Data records
= = =
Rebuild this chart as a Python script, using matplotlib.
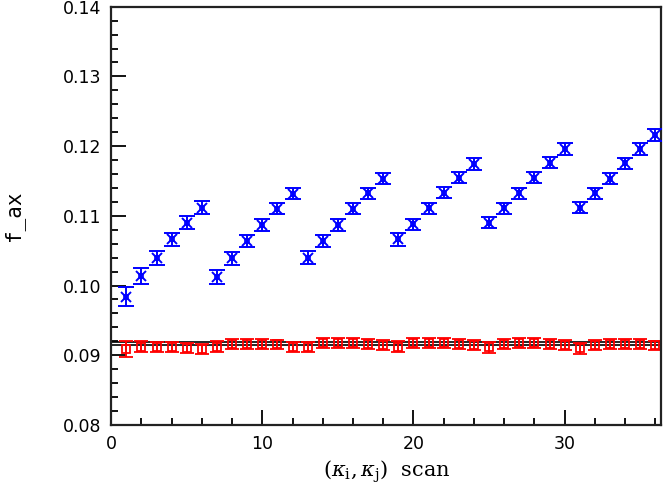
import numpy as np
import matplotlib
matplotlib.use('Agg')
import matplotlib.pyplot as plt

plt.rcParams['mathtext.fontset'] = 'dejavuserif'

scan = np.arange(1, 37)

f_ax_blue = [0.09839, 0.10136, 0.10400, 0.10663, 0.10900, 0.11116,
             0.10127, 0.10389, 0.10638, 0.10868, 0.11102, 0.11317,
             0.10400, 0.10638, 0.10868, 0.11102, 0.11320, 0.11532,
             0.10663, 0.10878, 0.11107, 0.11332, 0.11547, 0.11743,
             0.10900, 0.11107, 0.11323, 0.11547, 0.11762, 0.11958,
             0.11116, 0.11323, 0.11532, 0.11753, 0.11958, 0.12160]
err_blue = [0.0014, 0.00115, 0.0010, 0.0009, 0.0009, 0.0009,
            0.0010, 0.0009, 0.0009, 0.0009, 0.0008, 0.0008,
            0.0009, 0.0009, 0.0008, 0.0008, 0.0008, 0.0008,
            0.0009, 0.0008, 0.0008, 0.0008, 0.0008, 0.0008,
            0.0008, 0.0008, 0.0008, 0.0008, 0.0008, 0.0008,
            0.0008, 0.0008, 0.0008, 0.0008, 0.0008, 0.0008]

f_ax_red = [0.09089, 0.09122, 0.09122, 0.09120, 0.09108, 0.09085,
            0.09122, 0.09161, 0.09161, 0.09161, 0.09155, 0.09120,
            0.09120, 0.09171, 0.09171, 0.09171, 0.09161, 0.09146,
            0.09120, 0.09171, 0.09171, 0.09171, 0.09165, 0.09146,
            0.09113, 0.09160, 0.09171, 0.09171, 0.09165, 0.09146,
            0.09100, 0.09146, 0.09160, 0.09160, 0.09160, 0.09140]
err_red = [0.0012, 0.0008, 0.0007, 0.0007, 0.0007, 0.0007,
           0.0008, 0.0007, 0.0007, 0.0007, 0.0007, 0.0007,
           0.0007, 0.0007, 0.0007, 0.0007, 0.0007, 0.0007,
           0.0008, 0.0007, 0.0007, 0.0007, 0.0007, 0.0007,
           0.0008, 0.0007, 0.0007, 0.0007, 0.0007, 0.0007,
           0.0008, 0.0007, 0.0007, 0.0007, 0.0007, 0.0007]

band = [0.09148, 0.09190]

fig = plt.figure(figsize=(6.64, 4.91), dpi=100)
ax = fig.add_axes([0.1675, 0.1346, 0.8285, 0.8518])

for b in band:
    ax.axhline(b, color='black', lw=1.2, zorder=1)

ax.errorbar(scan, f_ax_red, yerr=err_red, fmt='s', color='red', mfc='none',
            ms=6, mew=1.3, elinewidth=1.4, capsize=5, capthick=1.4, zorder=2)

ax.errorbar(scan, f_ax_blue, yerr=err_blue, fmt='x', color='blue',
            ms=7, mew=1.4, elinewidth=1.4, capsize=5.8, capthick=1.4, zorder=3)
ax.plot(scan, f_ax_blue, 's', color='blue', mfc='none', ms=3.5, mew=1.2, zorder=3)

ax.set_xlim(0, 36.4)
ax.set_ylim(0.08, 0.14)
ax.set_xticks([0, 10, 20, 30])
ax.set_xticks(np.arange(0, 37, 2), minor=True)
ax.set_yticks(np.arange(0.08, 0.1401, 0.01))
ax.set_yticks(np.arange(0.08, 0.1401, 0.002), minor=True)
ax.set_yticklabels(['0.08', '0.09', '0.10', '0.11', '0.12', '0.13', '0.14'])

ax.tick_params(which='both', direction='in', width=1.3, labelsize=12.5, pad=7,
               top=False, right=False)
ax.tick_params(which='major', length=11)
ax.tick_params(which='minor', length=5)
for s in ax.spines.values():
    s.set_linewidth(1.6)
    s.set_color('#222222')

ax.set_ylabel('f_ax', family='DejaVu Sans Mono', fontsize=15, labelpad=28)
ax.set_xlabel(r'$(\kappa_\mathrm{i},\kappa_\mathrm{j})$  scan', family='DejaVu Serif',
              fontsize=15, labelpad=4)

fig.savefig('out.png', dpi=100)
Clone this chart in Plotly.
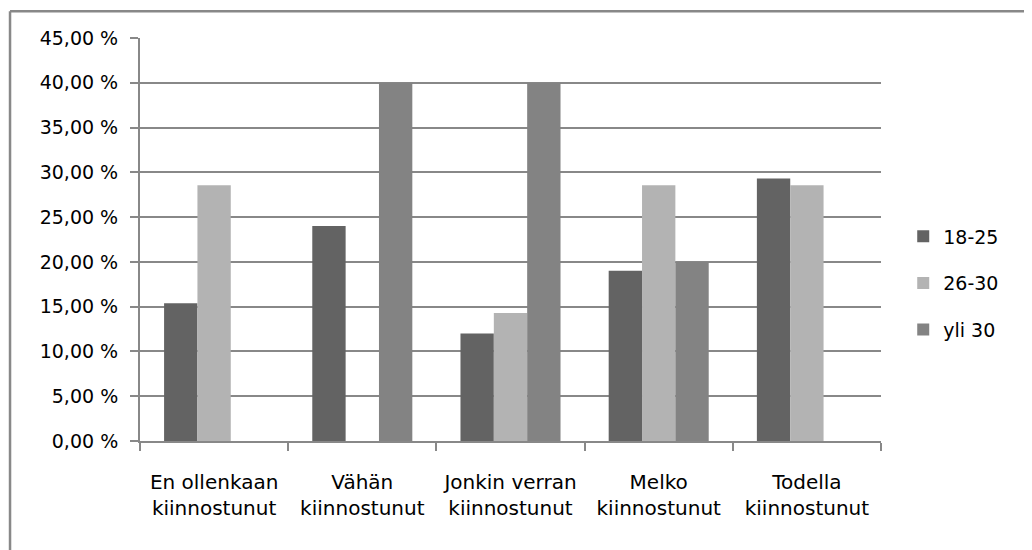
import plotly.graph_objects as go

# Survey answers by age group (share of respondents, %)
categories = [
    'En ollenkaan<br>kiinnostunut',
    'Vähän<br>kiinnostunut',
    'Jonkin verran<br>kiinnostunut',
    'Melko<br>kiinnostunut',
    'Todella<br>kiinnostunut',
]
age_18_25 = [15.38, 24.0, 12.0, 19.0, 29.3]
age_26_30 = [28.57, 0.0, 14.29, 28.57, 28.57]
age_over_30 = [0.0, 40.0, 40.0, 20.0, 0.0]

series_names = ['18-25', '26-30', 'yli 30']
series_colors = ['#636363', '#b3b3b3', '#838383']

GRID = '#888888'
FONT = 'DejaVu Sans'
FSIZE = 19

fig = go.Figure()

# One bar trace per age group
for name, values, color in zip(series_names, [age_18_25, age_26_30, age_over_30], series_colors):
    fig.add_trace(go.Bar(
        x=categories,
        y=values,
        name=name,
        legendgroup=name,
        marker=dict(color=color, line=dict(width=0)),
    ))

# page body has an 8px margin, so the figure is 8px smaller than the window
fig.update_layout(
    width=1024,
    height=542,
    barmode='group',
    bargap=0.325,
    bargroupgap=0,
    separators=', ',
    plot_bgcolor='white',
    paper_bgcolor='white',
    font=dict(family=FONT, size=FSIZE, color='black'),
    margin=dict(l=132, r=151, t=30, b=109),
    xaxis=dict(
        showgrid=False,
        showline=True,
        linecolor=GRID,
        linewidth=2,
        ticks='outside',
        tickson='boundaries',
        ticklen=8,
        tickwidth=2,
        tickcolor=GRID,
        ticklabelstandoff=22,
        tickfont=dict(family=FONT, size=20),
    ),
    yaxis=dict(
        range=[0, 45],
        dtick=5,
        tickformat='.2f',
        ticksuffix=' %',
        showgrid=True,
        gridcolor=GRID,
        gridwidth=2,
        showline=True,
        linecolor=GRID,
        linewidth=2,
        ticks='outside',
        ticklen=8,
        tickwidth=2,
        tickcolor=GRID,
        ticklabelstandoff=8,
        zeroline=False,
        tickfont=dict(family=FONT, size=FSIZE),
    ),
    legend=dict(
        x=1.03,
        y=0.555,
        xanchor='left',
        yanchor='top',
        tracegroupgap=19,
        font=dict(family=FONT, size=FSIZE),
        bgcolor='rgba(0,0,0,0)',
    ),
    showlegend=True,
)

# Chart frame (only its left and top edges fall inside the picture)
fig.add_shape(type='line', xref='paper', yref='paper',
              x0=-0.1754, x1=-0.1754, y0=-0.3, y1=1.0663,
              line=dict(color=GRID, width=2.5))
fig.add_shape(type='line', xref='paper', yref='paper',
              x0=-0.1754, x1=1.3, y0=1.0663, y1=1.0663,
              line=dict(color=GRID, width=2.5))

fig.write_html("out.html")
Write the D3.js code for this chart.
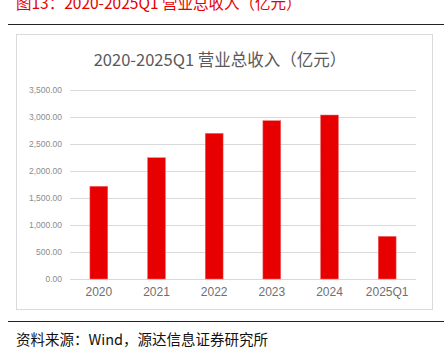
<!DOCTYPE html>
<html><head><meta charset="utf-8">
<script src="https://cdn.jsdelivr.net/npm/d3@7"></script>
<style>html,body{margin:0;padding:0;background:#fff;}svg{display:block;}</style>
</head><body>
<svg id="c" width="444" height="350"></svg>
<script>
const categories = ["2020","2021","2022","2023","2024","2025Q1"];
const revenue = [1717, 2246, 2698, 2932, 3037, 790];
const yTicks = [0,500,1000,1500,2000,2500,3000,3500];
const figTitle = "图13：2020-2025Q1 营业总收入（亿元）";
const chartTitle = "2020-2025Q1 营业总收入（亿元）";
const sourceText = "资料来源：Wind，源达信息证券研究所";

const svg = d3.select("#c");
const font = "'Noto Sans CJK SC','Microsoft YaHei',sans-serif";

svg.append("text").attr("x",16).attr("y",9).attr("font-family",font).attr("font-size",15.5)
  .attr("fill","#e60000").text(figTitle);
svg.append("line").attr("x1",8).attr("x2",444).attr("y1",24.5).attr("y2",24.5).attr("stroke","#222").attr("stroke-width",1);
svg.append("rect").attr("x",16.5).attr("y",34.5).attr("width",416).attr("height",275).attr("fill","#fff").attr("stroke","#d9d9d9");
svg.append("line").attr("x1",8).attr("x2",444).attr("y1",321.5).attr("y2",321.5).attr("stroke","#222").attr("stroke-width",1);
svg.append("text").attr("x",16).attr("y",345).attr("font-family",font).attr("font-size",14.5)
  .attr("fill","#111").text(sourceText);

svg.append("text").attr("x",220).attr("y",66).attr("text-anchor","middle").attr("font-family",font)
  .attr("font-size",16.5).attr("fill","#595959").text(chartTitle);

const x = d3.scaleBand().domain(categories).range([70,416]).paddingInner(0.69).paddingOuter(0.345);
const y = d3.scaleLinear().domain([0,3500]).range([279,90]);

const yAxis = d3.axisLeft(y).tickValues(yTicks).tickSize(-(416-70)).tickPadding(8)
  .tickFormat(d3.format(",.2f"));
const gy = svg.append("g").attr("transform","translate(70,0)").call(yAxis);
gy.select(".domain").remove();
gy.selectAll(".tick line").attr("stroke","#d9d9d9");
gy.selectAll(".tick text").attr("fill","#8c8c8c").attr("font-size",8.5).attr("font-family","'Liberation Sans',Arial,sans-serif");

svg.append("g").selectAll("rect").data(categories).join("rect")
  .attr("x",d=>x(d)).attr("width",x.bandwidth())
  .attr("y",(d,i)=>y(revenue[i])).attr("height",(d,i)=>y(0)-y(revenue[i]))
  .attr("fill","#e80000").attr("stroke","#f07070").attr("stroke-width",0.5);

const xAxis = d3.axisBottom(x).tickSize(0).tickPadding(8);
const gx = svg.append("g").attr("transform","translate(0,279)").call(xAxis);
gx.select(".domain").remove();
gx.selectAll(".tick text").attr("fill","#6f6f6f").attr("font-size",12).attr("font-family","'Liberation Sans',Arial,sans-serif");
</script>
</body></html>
= = =
| Problem description |
Reproduce only the lines from the beginning of the data through the line that contains "0.0008, 0.0008, 0.0008, 0.0008, 0.0008, 0.0008]", both included, and please drop the pictures.

| Completed task |
Rebuild this chart as a Python script, using matplotlib.
import numpy as np
import matplotlib
matplotlib.use('Agg')
import matplotlib.pyplot as plt

plt.rcParams['mathtext.fontset'] = 'dejavuserif'

scan = np.arange(1, 37)

f_ax_blue = [0.09839, 0.10136, 0.10400, 0.10663, 0.10900, 0.11116,
             0.10127, 0.10389, 0.10638, 0.10868, 0.11102, 0.11317,
             0.10400, 0.10638, 0.10868, 0.11102, 0.11320, 0.11532,
             0.10663, 0.10878, 0.11107, 0.11332, 0.11547, 0.11743,
             0.10900, 0.11107, 0.11323, 0.11547, 0.11762, 0.11958,
             0.11116, 0.11323, 0.11532, 0.11753, 0.11958, 0.12160]
err_blue = [0.0014, 0.00115, 0.0010, 0.0009, 0.0009, 0.0009,
            0.0010, 0.0009, 0.0009, 0.0009, 0.0008, 0.0008,
            0.0009, 0.0009, 0.0008, 0.0008, 0.0008, 0.0008,
            0.0009, 0.0008, 0.0008, 0.0008, 0.0008, 0.0008,
            0.0008, 0.0008, 0.0008, 0.0008, 0.0008, 0.0008,
            0.0008, 0.0008, 0.0008, 0.0008, 0.0008, 0.0008]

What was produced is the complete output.